*** SOURCE MATERIAL ***

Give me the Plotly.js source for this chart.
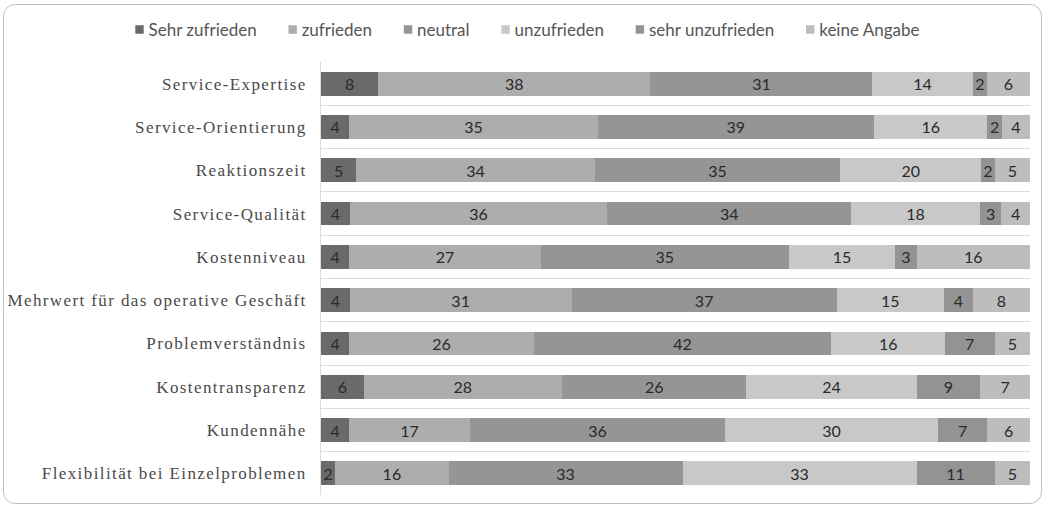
<!DOCTYPE html>
<html>
<head>
<meta charset="utf-8">
<script src="https://cdn.plot.ly/plotly-3.0.1.min.js"></script>
<style>
  html, body { margin: 0; padding: 0; background: #ffffff; }
  #wrap { position: relative; width: 1047px; height: 507px; }
  #chart { position: absolute; left: 0; top: 0; width: 1047px; height: 507px; }
  #frame {
    position: absolute; left: 3px; top: 4px; width: 1039px; height: 500px;
    border: 1px solid #bfbfbf; border-radius: 12px; box-sizing: border-box;
    pointer-events: none;
  }
  /* loosely tracked serif category labels */
  .yaxislayer-above text { letter-spacing: 1.4px; }
  /* small legend swatches sitting close to their labels */
  .legend .legendpoints path { transform: translate(24px, 0px) scale(0.7); }
  .legend .legendtext { transform: translateX(-7px); }
</style>
</head>
<body>
<div id="wrap">
  <div id="chart"></div>
  <div id="frame"></div>
</div>
<script>
// Survey topics, listed top to bottom
const categories = [
  "Service-Expertise",
  "Service-Orientierung",
  "Reaktionszeit",
  "Service-Qualität",
  "Kostenniveau",
  "Mehrwert für das operative Geschäft",
  "Problemverständnis",
  "Kostentransparenz",
  "Kundennähe",
  "Flexibilität bei Einzelproblemen"
];

// Answer shares in percent per topic
const sehrZufrieden   = [8, 4, 5, 4, 4, 4, 4, 6, 4, 2];
const zufrieden       = [38, 35, 34, 36, 27, 31, 26, 28, 17, 16];
const neutral         = [31, 39, 35, 34, 35, 37, 42, 26, 36, 33];
const unzufrieden     = [14, 16, 20, 18, 15, 15, 16, 24, 30, 33];
const sehrUnzufrieden = [2, 2, 2, 3, 3, 4, 7, 9, 7, 11];
const keineAngabe     = [6, 4, 5, 4, 16, 8, 5, 7, 6, 5];

const seriesNames = ["Sehr zufrieden", "zufrieden", "neutral", "unzufrieden", "sehr unzufrieden", "keine Angabe"];
const seriesValues = [sehrZufrieden, zufrieden, neutral, unzufrieden, sehrUnzufrieden, keineAngabe];
const seriesColors = ["#6a6a6a", "#adadad", "#959595", "#c8c8c8", "#939393", "#bdbdbd"];

const traces = seriesNames.map((name, i) => ({
  type: "bar",
  orientation: "h",
  name: name,
  y: categories,
  x: seriesValues[i],
  text: seriesValues[i].map(String),
  texttemplate: "%{text}",
  textposition: "inside",
  insidetextanchor: "middle",
  constraintext: "none",
  textangle: 0,
  textfont: { family: "Lato, 'Open Sans', sans-serif", size: 16, color: "#2a2a2a" },
  marker: { color: seriesColors[i], line: { width: 0 } },
  width: 0.55,
  hoverinfo: "name+x"
}));

// The bar area starts at x = 321 px; the labels sit in the space to its left.
const plotLeft = 321, plotRight = 1030, W = 1047;

const layout = {
  width: W,
  height: 507,
  barmode: "stack",
  barnorm: "percent",
  paper_bgcolor: "rgba(0,0,0,0)",
  plot_bgcolor: "rgba(0,0,0,0)",
  margin: { l: 0, r: W - plotRight, t: 62, b: 12, pad: 0 },
  showlegend: true,
  legend: {
    orientation: "h",
    xref: "container", yref: "container",
    x: 0.5, xanchor: "center",
    y: 1 - 30 / 507, yanchor: "middle",
    font: { family: "Lato, 'Open Sans', sans-serif", size: 17, color: "#555555" },
    itemwidth: 30,
    traceorder: "normal",
    bgcolor: "rgba(0,0,0,0)"
  },
  xaxis: {
    domain: [plotLeft / plotRight, 1],
    range: [0, 100],
    showgrid: false,
    zeroline: false,
    showticklabels: false,
    ticks: "",
    fixedrange: true
  },
  yaxis: {
    type: "category",
    autorange: "reversed",
    tickson: "boundaries",
    showgrid: true,
    gridcolor: "#dcdcdc",
    gridwidth: 1,
    showline: true,
    linecolor: "#dcdcdc",
    linewidth: 1,
    ticks: "",
    ticklabelstandoff: 10,
    automargin: false,
    tickfont: { family: "'Liberation Serif', 'DejaVu Serif', serif", size: 17, color: "#4a4a4a" },
    fixedrange: true
  }
};

Plotly.newPlot("chart", traces, layout, { displayModeBar: false, staticPlot: true });
</script>
</body>
</html>
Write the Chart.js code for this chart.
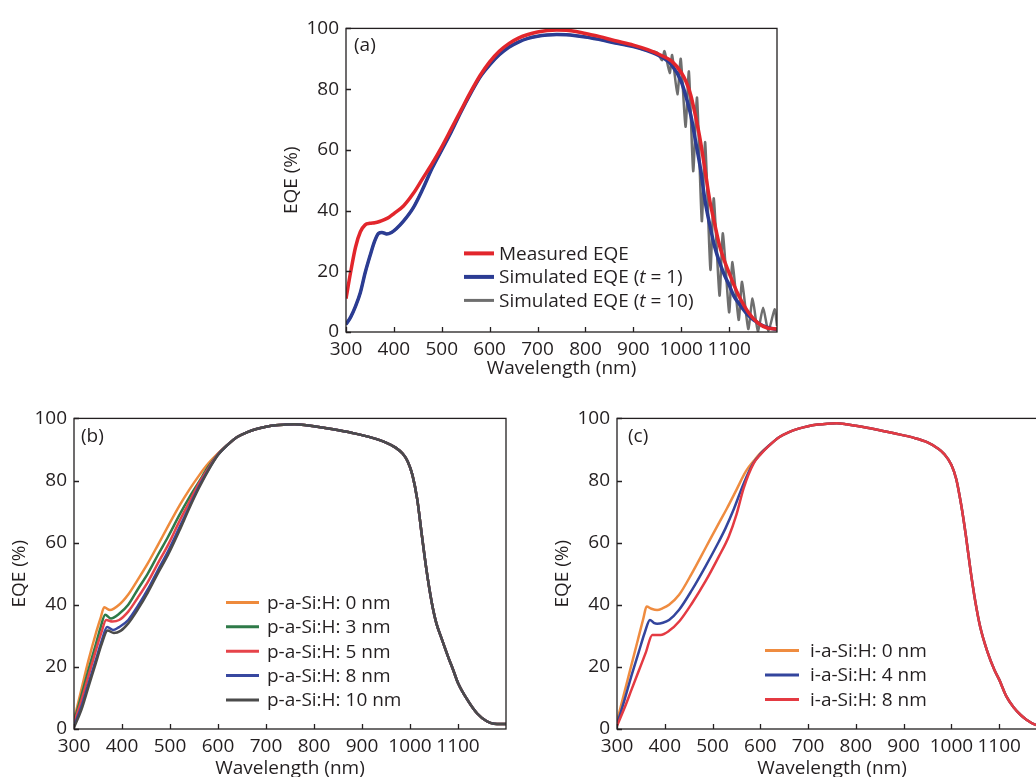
<!DOCTYPE html>
<html>
<head>
<meta charset="utf-8">
<script src="https://cdn.jsdelivr.net/npm/chart.js@4.4.1/dist/chart.umd.min.js"></script>
<style>
html, body { margin: 0; padding: 0; background: #fff; }
body { width: 1036px; height: 777px; overflow: hidden; position: relative; }
.panel { position: absolute; }
</style>
</head>
<body>
<div class="panel" style="left:270px;top:10px"><canvas id="chartA" width="520" height="380"></canvas></div>
<div class="panel" style="left:0px;top:400px"><canvas id="chartB" width="520" height="390"></canvas></div>
<div class="panel" style="left:540px;top:400px"><canvas id="chartC" width="520" height="390"></canvas></div>
<script>
// axis ticks
var wlTicks = [300, 400, 500, 600, 700, 800, 900, 1000, 1100];
var eqeTicks = [0, 20, 40, 60, 80, 100];

// (a) measured vs simulated EQE, [wavelength nm, EQE %]
var aMeasured = [[300,11],[310,20],[320,28],[330,33],[340,35.3],[350,35.8],[360,36],[370,36.4],[380,37],[390,37.8],
  [400,39],[420,41.5],[440,45.5],[460,50.5],[480,55.5],[500,61],[520,67],[540,73],[560,79],[580,84.5],[600,89],
  [620,92.5],[640,95],[660,96.8],[680,98],[700,98.8],[720,99.3],[740,99.5],[760,99.4],[780,99],[800,98.3],
  [830,97.3],[860,96],[900,94.5],[930,93],[960,91],[980,89.2],[1000,85.5],[1010,82.5],[1020,78],[1030,71],
  [1040,63],[1050,53],[1060,43],[1070,35.5],[1080,28.5],[1090,23.5],[1100,19.5],[1110,15.5],[1120,12],
  [1140,6.5],[1160,3],[1180,1.3],[1200,1]];
var aSimT1 = [[300,2.5],[310,5],[320,8.5],[330,13],[340,19.5],[350,25],[360,30],[368,32.5],[375,32.8],[385,32.3],
  [395,32.8],[405,34],[420,36.5],[440,40.8],[460,47],[480,54],[500,60],[520,66],[540,72.5],[560,78.5],[580,84],
  [600,88],[620,91.3],[640,93.8],[660,95.5],[680,96.7],[700,97.4],[720,97.8],[740,98],[760,97.9],[780,97.6],
  [800,97.2],[830,96.3],[860,95.3],[900,94],[930,92.6],[960,90.5],[980,88],[1000,82.5],[1010,77.5],[1020,71.4],
  [1030,62.8],[1040,54],[1050,43],[1060,35],[1070,28],[1080,23],[1090,18.8],[1100,15.5],[1110,11.8],[1120,9.5],
  [1140,5.5],[1160,3],[1180,1.5],[1200,0.8]];
// t = 10: follows t = 1 up to ~940 nm, then interference fringes
var aSimT10Fringes = [[950,92],[960,89.5],[965,92.5],[976,85.3],[981,91.2],[992,78.3],[999,90],[1009,67.6],
  [1016,85.8],[1025,53],[1033,77.2],[1043,36.5],[1050,62.5],[1061,20.5],[1068,44],[1080,12],[1087,32.5],
  [1100,6.5],[1107,23],[1120,4],[1127,16.5],[1140,1],[1149,11],[1160,0.3],[1171,8],[1182,0.3],[1195,7.5],[1200,2]];
var aLabels = ['Measured EQE', 'Simulated EQE (*t* = 1)', 'Simulated EQE (*t* = 10)'];

// (b) p-a-Si:H thickness, blue side up to 600 nm
var b0nm = [[300,3],[315,12.5],[330,22],[345,30.5],[355,35.5],[363,39.2],[375,38.3],[394,40],[413,43.3],[433,48.1],
  [454,53.4],[475,59.3],[496,65.3],[520,72],[540,77],[560,81.5],[580,85.5],[600,88.7]];
var b3nm = [[300,2.5],[315,10.5],[330,19],[345,27],[355,32.5],[365,36.8],[377,35.6],[394,37.1],[413,40],[433,45],
  [454,50.1],[475,56.1],[496,61.9],[520,69],[540,74.5],[560,79.5],[580,84.5],[600,88.5]];
var b5nm = [[300,2],[315,9],[330,17],[345,25],[357,31],[367,35.1],[380,34.6],[394,35.1],[413,37.8],[433,42.3],
  [454,47.4],[475,53.4],[496,59.3],[520,67],[540,73],[560,79],[580,84],[600,88.5]];
var b8nm = [[300,1],[315,7],[330,14.5],[345,22],[358,28.5],[369,32.8],[382,31.9],[394,32.8],[413,35.1],[433,39.6],
  [454,45],[475,51.2],[496,57.2],[520,65],[540,71.5],[560,78],[580,83.5],[600,88.3]];
var b10nm = [[300,0.5],[315,6],[330,13.5],[345,21],[358,27.5],[370,31.7],[383,30.9],[397,31.6],[413,34],[433,38.5],
  [454,44],[475,50.2],[496,56.1],[520,64],[540,71],[560,77.5],[580,83.3],[600,88.2]];
// shared red side beyond 600 nm
var bCommon = [[620,91.5],[640,94],[660,95.5],[680,96.6],[700,97.3],[720,97.8],[740,98],[760,98.1],[780,97.9],
  [800,97.5],[840,96.5],[880,95.3],[920,93.8],[950,92.2],[970,90.6],[985,88.6],[995,86.2],[1005,81.8],[1015,74],
  [1025,62],[1035,50.5],[1045,41],[1055,34],[1065,29.5],[1080,23],[1090,19],[1100,14.8],[1120,9.3],
  [1140,5],[1160,2.5],[1175,1.7],[1190,1.6],[1200,1.6]];
var bLabels = ['p-a-Si:H: 0 nm', 'p-a-Si:H: 3 nm', 'p-a-Si:H: 5 nm', 'p-a-Si:H: 8 nm', 'p-a-Si:H: 10 nm'];

// (c) i-a-Si:H thickness
var c0nm = [[300,2.5],[315,11.5],[330,20.5],[345,29.5],[355,35.5],[362,39.4],[372,38.7],[384,38.3],[396,38.9],
  [409,40],[430,43.2],[457,50.2],[485,58.2],[513,66.2],[530,71],[550,77],[570,83],[590,87],[600,88.8]];
var c4nm = [[300,1.5],[315,9],[330,17],[345,24.5],[358,31],[369,35.1],[377,34.2],[384,33.9],[396,34.2],[409,35.1],
  [430,38.4],[457,44.8],[485,52.3],[513,60.3],[527,64.6],[545,71],[565,79],[585,85.5],[600,88.5]];
var c8nm = [[300,1],[315,6.5],[330,12.5],[345,18.5],[360,24.5],[374,30.3],[391,30.3],[409,31.6],[430,34.6],
  [457,40.5],[485,47.5],[513,55.5],[534,62],[550,69],[565,77.5],[586,85.5],[600,88.3]];
var cCommon = [[620,91.5],[640,94],[660,95.6],[680,96.7],[700,97.5],[720,98],[740,98.3],[760,98.4],[780,98.1],
  [800,97.6],[840,96.5],[880,95.2],[920,93.8],[950,92.3],[970,90.5],[985,88.5],[1000,85],[1010,80.5],[1020,72.5],
  [1030,62.5],[1040,51],[1050,41],[1060,33],[1075,25],[1090,19],[1100,15.9],[1115,10.5],[1130,7],[1145,4.5],
  [1157,3],[1175,1.4],[1200,0.5]];
var cLabels = ['i-a-Si:H: 0 nm', 'i-a-Si:H: 4 nm', 'i-a-Si:H: 8 nm'];

var INK = '#231f20';
var FONT = '"Open Sans", "Noto Sans", sans-serif';
var FSIZE = 19;

function pts(arr) {
    return arr.map(function(p) { return { x: p[0], y: p[1] }; });
}

// frame, inward ticks, panel letter and in-plot legend
var panelDecor = {
    id: 'panelDecor',
    afterDraw: function(chart, args, o) {
        var ctx = chart.ctx, ca = chart.chartArea;
        var xs = chart.scales.x, ys = chart.scales.y;
        ctx.save();
        ctx.strokeStyle = INK;
        ctx.lineWidth = 1.3;
        ctx.strokeRect(ca.left, ca.top, ca.right - ca.left, ca.bottom - ca.top);
        ctx.beginPath();
        xs.ticks.forEach(function(t) {
            var px = Math.round(xs.getPixelForValue(t.value)) + 0.5;
            ctx.moveTo(px, ca.bottom); ctx.lineTo(px, ca.bottom - 5);
        });
        ys.ticks.forEach(function(t) {
            var py = Math.round(ys.getPixelForValue(t.value)) + 0.5;
            ctx.moveTo(ca.left, py); ctx.lineTo(ca.left + 5, py);
        });
        ctx.stroke();

        ctx.fillStyle = INK;
        ctx.textBaseline = 'middle';
        ctx.textAlign = 'left';
        ctx.font = FSIZE + 'px ' + FONT;
        ctx.fillText(o.letter, ca.left + o.letterX, ca.top + o.letterY);

        var lg = o.legend;
        chart.data.datasets.forEach(function(ds, i) {
            var y = ca.top + lg.y0 + i * lg.dy;
            ctx.strokeStyle = ds.borderColor;
            ctx.lineWidth = ds.legendWidth || ds.borderWidth;
            ctx.beginPath();
            ctx.moveTo(ca.left + lg.x0, y);
            ctx.lineTo(ca.left + lg.x1, y);
            ctx.stroke();
            var x = ca.left + lg.textX;
            ds.label.split('*').forEach(function(part, k) {
                ctx.font = (k % 2 ? 'italic ' : '') + FSIZE + 'px ' + FONT;
                ctx.fillText(part, x, y + 1);
                x += ctx.measureText(part).width;
            });
        });
        ctx.restore();
    }
};

function makePanel(id, datasets, p) {
    return new Chart(document.getElementById(id), {
        type: 'line',
        data: { datasets: datasets },
        options: {
            responsive: false,
            animation: false,
            devicePixelRatio: 1,
            layout: { autoPadding: false, padding: p.padding },
            elements: { point: { radius: 0 }, line: { cubicInterpolationMode: 'monotone' } },
            plugins: {
                legend: { display: false },
                tooltip: { enabled: false },
                panelDecor: p.decor
            },
            scales: {
                x: {
                    type: 'linear', min: 300, max: 1200,
                    grid: { display: false, drawTicks: false },
                    border: { display: false },
                    afterBuildTicks: function(s) { s.ticks = wlTicks.map(function(v) { return { value: v }; }); },
                    afterFit: function(s) { s.height = p.xHeight; },
                    ticks: {
                        autoSkip: false, maxRotation: 0, padding: 6, color: INK,
                        font: { family: FONT, size: FSIZE },
                        callback: function(v) { return String(v); }
                    },
                    title: {
                        display: true, text: 'Wavelength (nm)', color: INK,
                        font: { family: FONT, size: FSIZE }, padding: { top: 0, bottom: 10 }
                    }
                },
                y: {
                    min: 0, max: 100,
                    grid: { display: false, drawTicks: false },
                    border: { display: false },
                    afterBuildTicks: function(s) { s.ticks = eqeTicks.map(function(v) { return { value: v }; }); },
                    afterFit: function(s) { s.width = p.yWidth; },
                    ticks: {
                        padding: 7, color: INK,
                        font: { family: FONT, size: FSIZE },
                        callback: function(v) { return String(v); }
                    },
                    title: {
                        display: true, text: 'EQE (%)', color: INK,
                        font: { family: FONT, size: FSIZE }, padding: { top: p.yTitlePad, bottom: 0 }
                    }
                }
            }
        },
        plugins: [panelDecor]
    });
}

// (a)
var aT10 = aSimT1.filter(function(p) { return p[0] <= 940; }).concat(aSimT10Fringes);
makePanel('chartA', [
    { label: aLabels[0], data: pts(aMeasured), borderColor: '#e2262c', borderWidth: 3.5, legendWidth: 4 },
    { label: aLabels[1], data: pts(aSimT1), borderColor: '#2b3c93', borderWidth: 3.5, legendWidth: 4 },
    { label: aLabels[2], data: pts(aT10), borderColor: '#6e6e6e', borderWidth: 2.5, legendWidth: 3, cubicInterpolationMode: 'default', tension: 0.2 }
], {
    padding: { left: 0, top: 11, right: 13, bottom: 0 },
    xHeight: 58, yWidth: 76, yTitlePad: 10,
    decor: { letter: '(a)', letterX: 8, letterY: 17,
             legend: { x0: 118, x1: 148, textX: 153, y0: 225, dy: 23.5 } }
});

// (b)
var bSeries = [b0nm, b3nm, b5nm, b8nm, b10nm];
var bColors = ['#ee8a3c', '#2e7a48', '#e6434a', '#3848a0', '#4b4b4b'];
makePanel('chartB', bSeries.map(function(s, i) {
    return { label: bLabels[i], data: pts(s.concat(bCommon)), borderColor: bColors[i],
             borderWidth: 2.5, legendWidth: 3, order: bSeries.length - 1 - i };
}), {
    padding: { left: 0, top: 18, right: 14, bottom: 0 },
    xHeight: 61, yWidth: 74, yTitlePad: 8,
    decor: { letter: '(b)', letterX: 7, letterY: 18,
             legend: { x0: 152, x1: 185, textX: 193, y0: 184, dy: 24.4 } }
});

// (c)
var cSeries = [c0nm, c4nm, c8nm];
var cColors = ['#ef8c40', '#33459d', '#e43a42'];
makePanel('chartC', cSeries.map(function(s, i) {
    return { label: cLabels[i], data: pts(s.concat(cCommon)), borderColor: cColors[i],
             borderWidth: 2.5, legendWidth: 3, order: cSeries.length - 1 - i };
}), {
    padding: { left: 0, top: 18, right: 13, bottom: 0 },
    xHeight: 61, yWidth: 77, yTitlePad: 11,
    decor: { letter: '(c)', letterX: 11, letterY: 18,
             legend: { x0: 148, x1: 182, textX: 193, y0: 232, dy: 24.6 } }
});
</script>
</body>
</html>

***

TASK BRIEF
From the line containing "Write the Chart.js code for this chart." through the line containing "var eqeTicks = [0, 20, 40, 60, 80, 100];", copy every line above exactly, without pictures.

RESULT OF THE EXERCISE
Write the Chart.js code for this chart.
<!DOCTYPE html>
<html>
<head>
<meta charset="utf-8">
<script src="https://cdn.jsdelivr.net/npm/chart.js@4.4.1/dist/chart.umd.min.js"></script>
<style>
html, body { margin: 0; padding: 0; background: #fff; }
body { width: 1036px; height: 777px; overflow: hidden; position: relative; }
.panel { position: absolute; }
</style>
</head>
<body>
<div class="panel" style="left:270px;top:10px"><canvas id="chartA" width="520" height="380"></canvas></div>
<div class="panel" style="left:0px;top:400px"><canvas id="chartB" width="520" height="390"></canvas></div>
<div class="panel" style="left:540px;top:400px"><canvas id="chartC" width="520" height="390"></canvas></div>
<script>
// axis ticks
var wlTicks = [300, 400, 500, 600, 700, 800, 900, 1000, 1100];
var eqeTicks = [0, 20, 40, 60, 80, 100];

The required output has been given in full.